There are certain types of censorship that have been the subject of debate for many years, the main ones being violence and sexual content. Although we as a society have mainly become desensitised to violence, there are still instances where it is deemed unsuitable. There have been debates over whether to censor TV because of certain programs that feature violence and sexual content, and how children may come across it and watch it.

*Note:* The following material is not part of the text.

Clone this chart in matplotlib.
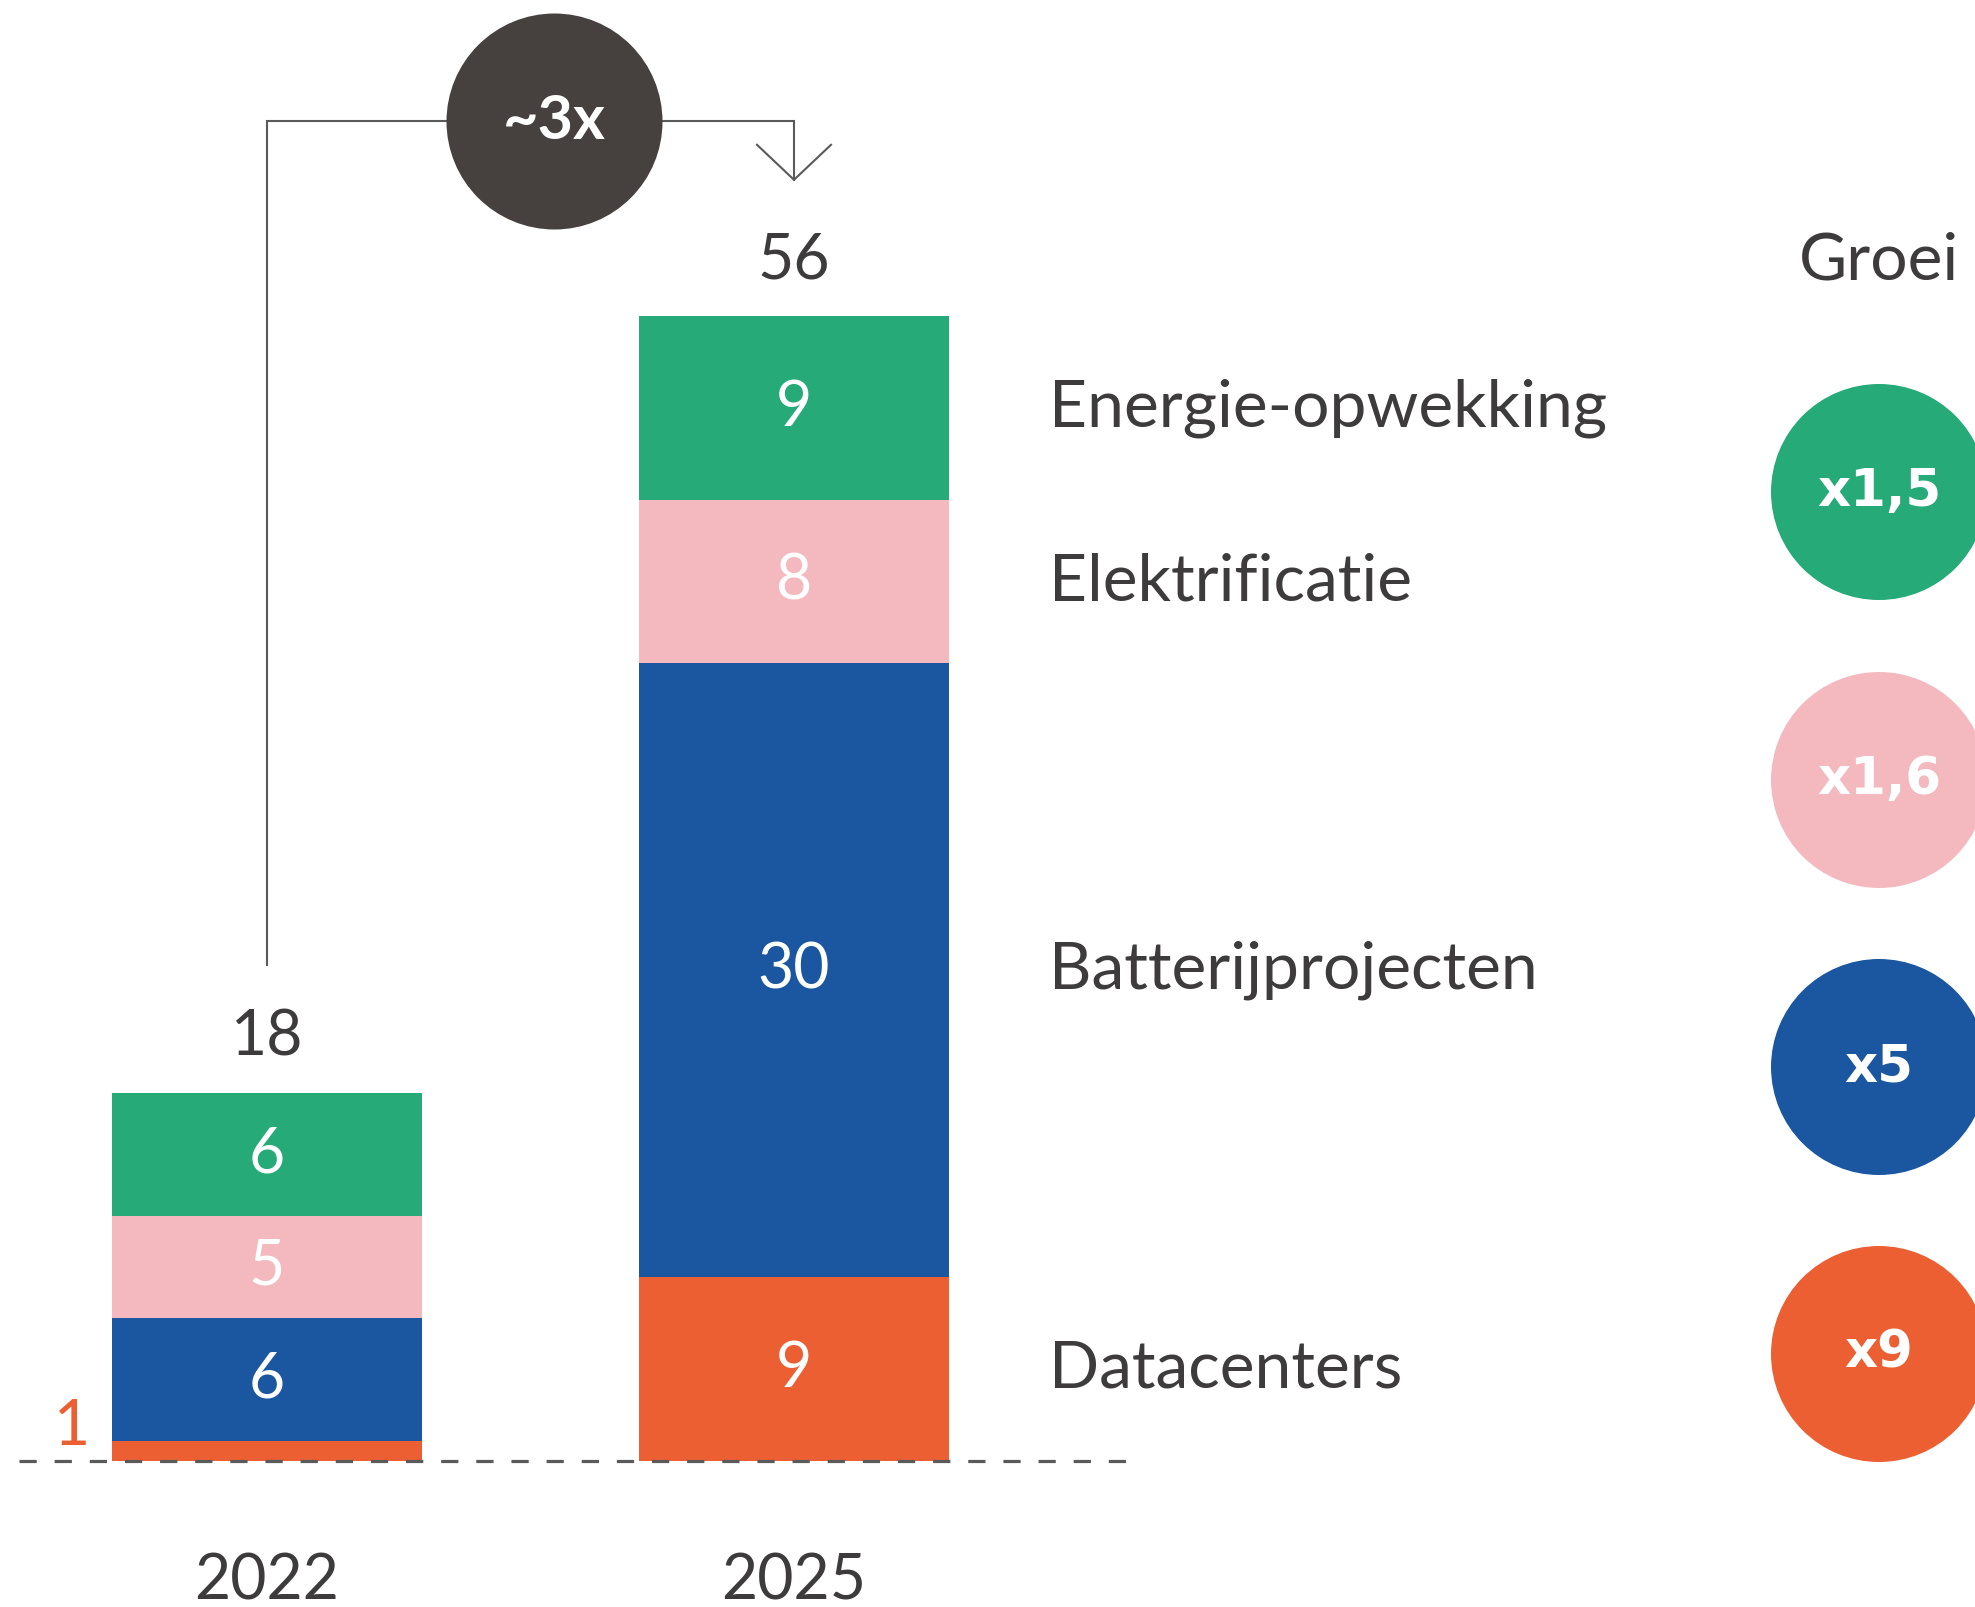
import numpy as np
import matplotlib
matplotlib.use('Agg')
import matplotlib.pyplot as plt

# data

years = ['2022', '2025']
categories = ['Datacenters', 'Batterijprojecten', 'Elektrificatie', 'Energie-opwekking']
values_2022 = [1, 6, 5, 6]
values_2025 = [9, 30, 8, 9]
growth = ['x9', 'x5', 'x1,6', 'x1,5']
colors = ['#EB5F33', '#1B56A0', '#F4B9BE', '#25AA78']
total_growth = '~3x'

txt = '#3d3b3b'
plt.rcParams['font.family'] = ['Lato', 'DejaVu Sans']

# canvas: one axes over the whole figure, y in data units

W, H = 1975, 1607
x0_px, dx_px = 267, 527      # centre of first bar, distance between bars
base_px, unit_px = 1461, 20.45

fig = plt.figure(figsize=(W / 100, H / 100), dpi=100)
ax = fig.add_axes([0, 0, 1, 1])
ax.axis('off')
ax.set_xlim(-x0_px / dx_px, (W - x0_px) / dx_px)
ax.set_ylim(-(H - base_px) / unit_px, base_px / unit_px)

def px(x, y):
    # figure pixel (top-left origin) -> data coords
    return (x - x0_px) / dx_px, (base_px - y) / unit_px

xpos = np.arange(len(years))
width = 0.59
fs = 45        # numbers
fs_lab = 47.5  # category names

# stacked bars

bottoms = np.zeros(len(years))
for i, cat in enumerate(categories):
    vals = np.array([values_2022[i], values_2025[i]], dtype=float)
    ax.bar(xpos, vals, width=width, bottom=bottoms, color=colors[i], linewidth=0, zorder=2)
    for j in range(len(years)):
        v = vals[j]
        if v >= 2:
            ax.text(xpos[j], bottoms[j] + v / 2, '%d' % v, color='white', fontsize=fs,
                    ha='center', va='center', zorder=3)
        else:
            ax.text(xpos[j] - width / 2 - 39 / dx_px, bottoms[j] + v + 0.66, '%d' % v,
                    color=colors[i], fontsize=fs, ha='center', va='center', zorder=3)
    # category label next to the last bar
    ax.text(px(1049, 0)[0], bottoms[-1] + vals[-1] / 2, cat, color=txt, fontsize=fs_lab,
            ha='left', va='center')
    bottoms += vals

totals = bottoms
for j in range(len(years)):
    ax.annotate('%d' % totals[j], (xpos[j], totals[j]), xytext=(0, 40), textcoords='offset points',
                ha='center', va='center', fontsize=fs, color=txt)
    ax.annotate(years[j], (xpos[j], 0), xytext=(0, -87), textcoords='offset points',
                ha='center', va='center', fontsize=fs, color=txt)

# baseline
ax.plot([px(19, 0)[0], px(1128, 0)[0]], [0, 0], color='#5a5a5a', lw=2.3,
        dashes=(5.4, 5.6), zorder=4)

# growth bracket
y_top = px(0, 121)[1]
y_start = totals[0] + 128 / unit_px
y_tip = totals[1] + 136 / unit_px
lc = '#5a5a5a'
ax.plot([xpos[0], xpos[0], xpos[1], xpos[1]], [y_start, y_top, y_top, y_tip], color=lc, lw=1.5,
        solid_joinstyle='miter')
ax.plot([xpos[1] - 37 / dx_px, xpos[1], xpos[1] + 37 / dx_px],
        [y_tip + 35 / unit_px, y_tip, y_tip + 35 / unit_px], color=lc, lw=1.5)
cx, cy = px(554, 121)
ax.scatter([cx], [cy], s=(216 * 0.72) ** 2, color='#46403f', linewidths=0, zorder=5)
ax.text(cx, cy, total_growth, color='white', fontsize=44, fontweight='bold',
        ha='center', va='center', zorder=6)

# growth column
gx = px(1879, 0)[0]
ax.text(gx, px(0, 261)[1], 'Groei', color=txt, fontsize=fs_lab, ha='center', va='center')
gy = [px(0, y)[1] for y in [1354, 1067, 780, 492]]
ax.scatter([gx] * len(growth), gy, s=(216 * 0.72) ** 2, color=colors, linewidths=0, zorder=5)
for g, y in zip(growth, gy):
    ax.text(gx, y, g, color='white', fontsize=37, fontweight='bold', family='DejaVu Sans',
            ha='center', va='center', zorder=6)

fig.savefig('out.png', dpi=100)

This is often spoken out against by those who claim that parents should have control over what their children watch, and that it is down to the parents responsibility rather than the government or censorship organisations to decide what is and isn’t suitable to be broadcast.
There are certain measurements in place to make sure that there is some control over how certain kinds of programs are broadcast, such as the watershed, in which after 9pm, programs that feature adult content can be broadcast.
Censorship is important in certain cases because material that is deemed sensitive, e.g. political, military, religious has to be covered up to protect either the public or those involved in the footage.
“Video Nasty” is a term coined by Mary Whitehouse in a campaign to ban and censor violent films and television programs in order to protect children from watching them. Many films and TV programs banned and heavily censored due to the rise in VHS tapes that featured extreme violent content. At the time, video cassettes weren’t classified, meaning that young children were able to rent out the ultra violent films and watch them. Mary Whitehouse and many supporters wanted a censorship ban on all violent videos, and for censorship organisations to start putting certifications on films in order to stop young children from being exposed to them. Many raids were carried out and arrests were made on video rental shops that provided these “video nasties” to children. Even though many of these films were banned, since then they have been re-submitted to classification boards for reviewal, and eventually, for re-release.